TEts posible que alguien se pregunte de qué ciudad hablo. Para salir de dudas aconsejo al amable lector que haya llegado hasta aquí, que busque un lugar elevado de su ciudad o de su entorno, y mire si los alrededores de su ciudad son extensas zonas arboladas, que dan continuidad a los siempre insuficientes espacios verdes que hay en su interior, o si, por el contrario, cuando acaba la ciudad sólo existen inmensas llanuras, llamadas erróneamente esteparias (ya que las estepas son zonas donde jamás hubo árboles), y los alrededores de la ciudad a la que me refiero fueron tupidos bosques de encinas, alcornoques, coscojas y quejigos.

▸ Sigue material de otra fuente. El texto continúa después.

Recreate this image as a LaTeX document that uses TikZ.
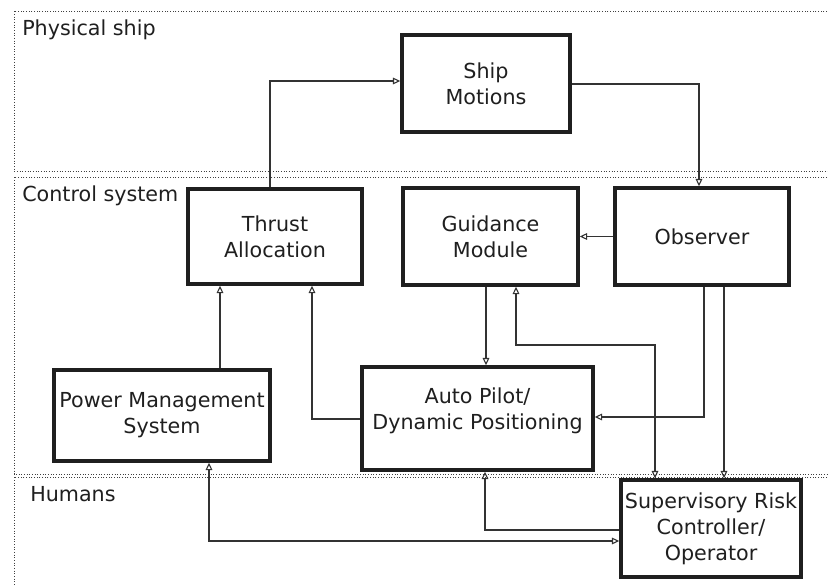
\documentclass[tikz,border=0pt]{standalone}
\usepackage{fontspec}
\setmainfont{DejaVu Sans}
\usetikzlibrary{arrows.meta}
\begin{document}
\begin{tikzpicture}[x=0.75pt,y=-0.75pt,
  region/.style={draw=black!75, line width=0.7pt, dash pattern=on 0.7pt off 1.3pt},
  box/.style={draw=black!88, line width=2.6pt, fill=white, align=center, inner sep=0pt,
    font=\fontsize{15.5pt}{19.5pt}\selectfont, text=black!88},
  txt/.style={align=center, inner sep=0pt, font=\fontsize{15.5pt}{19.5pt}\selectfont, text=black!88},
  lbl/.style={anchor=base west, inner sep=0pt, font=\fontsize{15.5pt}{19.5pt}\selectfont, text=black!88},
  arr/.style={draw=black!80, line width=1pt, -{Triangle[open, length=5.5pt, width=5pt, line width=0.8pt]}},
  arrb/.style={draw=black!80, line width=1pt, {Triangle[open, length=5.5pt, width=5pt, line width=0.8pt]}-{Triangle[open, length=5.5pt, width=5pt, line width=0.8pt]}}
]
\useasboundingbox (0,0) rectangle (828,585);
\fill[white] (0,0) rectangle (828,585);
% regions
\draw[region] (835,11) -- (14,11) -- (14,171) -- (835,171);
\draw[region] (835,177) -- (14,177) -- (14,474) -- (835,474);
\draw[region] (835,477) -- (14,477) -- (14,590);
\node[lbl] (lphys) at (22,36) {Physical ship};
\node[lbl] (lctrl) at (22,201) {Control system};
\node[lbl] (lhum) at (30,501) {Humans};
% boxes
\node[box, minimum width=126pt, minimum height=72.75pt] (ship) at (486,83.5) {Ship\\Motions};
\node[box, minimum width=130.5pt, minimum height=71.25pt] (thrust) at (275,236.5) {Thrust\\Allocation};
\node[box, minimum width=131.25pt, minimum height=72.75pt] (guid) at (490.5,236.5) {Guidance\\Module};
\node[box, minimum width=130.5pt, minimum height=72.75pt] (obs) at (702,236.5) {Observer};
\node[box, minimum width=162pt, minimum height=68.25pt] (pms) at (162,415.5) {Power Management\\System};
\node[box, minimum width=173.25pt, minimum height=77.25pt] (ap) at (477.5,418.5) {};
\node[txt] (aptxt) at (477.5,411) {Auto Pilot/\\Dynamic Positioning};
\node[box, minimum width=135pt, minimum height=72.75pt] (src) at (711,528.5) {Supervisory Risk\\Controller/\\Operator};
% helper coordinates
\coordinate (k1) at (270,81);
\coordinate (k2) at (699,84);
\coordinate (k4) at (486,0);
\coordinate (k5) at (704,417);
\coordinate (k6) at (724,0);
\coordinate (k7a) at (516,345);
\coordinate (k7b) at (655,345);
\coordinate (k8) at (312,419);
\coordinate (k9) at (220,0);
\coordinate (k10) at (485,530);
\coordinate (k11) at (209,541);
% connectors
\draw[arr] (thrust.north -| k1) |- (ship.west |- k1);
\draw[arr] (ship.east |- k2) -| (obs.north -| k2);
\draw[arr] (obs.west) -- (guid.east);
\draw[arr] (guid.south -| k4) -- (ap.north -| k4);
\draw[arr] (obs.south -| k5) |- (ap.east |- k5);
\draw[arr] (obs.south -| k6) -- (src.north -| k6);
\draw[arrb] (guid.south -| k7a) -- (k7a) -- (k7b) -- (src.north -| k7b);
\draw[arr] (ap.west |- k8) -| (thrust.south -| k8);
\draw[arr] (pms.north -| k9) -- (thrust.south -| k9);
\draw[arr] (src.west |- k10) -| (ap.south -| k10);
\draw[arrb] (pms.south -| k11) |- (src.west |- k11);
\end{tikzpicture}
\end{document}
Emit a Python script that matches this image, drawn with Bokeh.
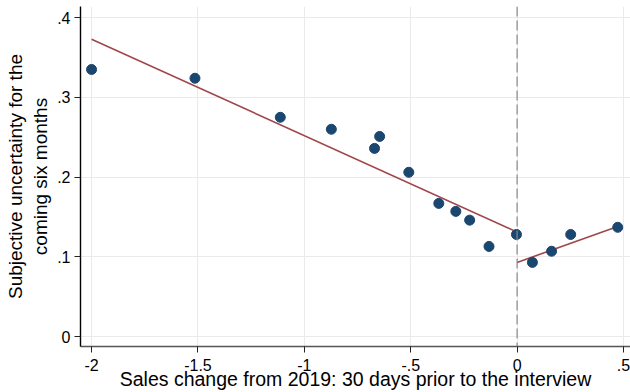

Bosques sobre los que hace más de 2000 años Estrabón decía que una ardilla podría cruzar la península Ibérica sin bajar de las copas de los árboles, una verdadera envidia para el Barón rampante de Italo Calvino , y que hoy podríamos sustituir diciendo que un lagarto podría cruzar la misma zona sin que la copa de ningún árbol le tapara los rayos de sol.

XSI NO TIENENx ganas de salir de casa pueden mirar su ciudad desde cualquier navegador, como el Google Earth, y descubrirán una ciudad que no tiene en su entorno más arboles que los que se encuentran en la montaña, a cuyo pie se asienta. Será preciso alejarse decenas de kilómetros para que las llanuras cerealistas den paso a dehesas de encinas y alcornoques al norte, sur, este y oeste del territorio. Imagino que a estas alturas de esta tribuna ya habrán adivinado que me refiero a la ciudad de Cáceres.

¿Cuál es la razón de este odio a los árboles? Yo no lo consigo entender, las escasas zonas que aún conservan algunos árboles son propiedad, o lo han sido hasta hace poco, de familias de la oligarquía cacereña que no arrasaron sus árboles como sucedía con el resto del territorio: la Sierrilla y el Junquillo son las únicas zonas llanas o suavemente alomadas en las que existe vegetación arbórea, y en ambas se han asentado urbanizaciones en las últimas décadas. El Junquillo, situado en la salida de Cáceres en dirección a Alcántara y Valencia de Alcántara, bien podría convertirse en la Casa de Campo de los cacereños, que aunque a nosotros no nos sorprenda, quizás por ese odio a los árboles, es la única ciudad importante de Extremadura, e imagino que de España, que no tiene su particular Casa de Campo, piensen que incluso grandes urbes como Madrid han sabido conservar estos espacios para disfrute de sus ciudadanos.

Seguramente no existen razones que justifiquen que hayamos llegado a esta situación, todo lo más que podemos formular son excusas que nos dicen que uno de los gremios importantes y activos de nuestra ciudad ha sido el de los caleros, sí, esos que vivían en la famosa calle de nuestro redoble y que según la jota se lavaban con aguardiente. Pues bien, la existencia de más de un centenar de hornos en nuestra ciudad, en los que se cocía la magnífica roca caliza procedente de nuestro calerizo, hacía necesaria una ingente cantidad de madera para obtener la cal, y la ciudad debió ir consumiendo todos los bosques cercanos y algunos lejanos, ya que en el archivo de nuestra ciudad, me contaba mi compañero de la facultad y archivero municipal Antonio Rubio Rojas , tristemente desaparecido, existen datos de pleitos por la madera entre Cáceres y Aliseda sin ir más lejos.

Traigo este tema a colación porque, si bien la situación del pasado no coincidía con una conciencia ecológica que hoy debería tener la ciudadanía y por la que deberían velar nuestras autoridades, ahora asistimos a la denuncia de la tala de árboles en el patio del Seminario Diocesano de nuestra ciudad, y la muerte o arboricidio de más de un centenar de sóforas existentes a la entrada de Cáceres cuando venimos de Trujillo. Causa tristeza que una ciudad que ha sabido conservar su patrimonio histórico artístico, sea tan salvaje con su patrimonio natural. A los responsables de esto no les quemaremos en la hoguera, ya tuvimos bastante con la inquisición que se hacía llamar santa, y que, cómo no, en sus rituales empleaba la benéfica madera de nuestras encinas.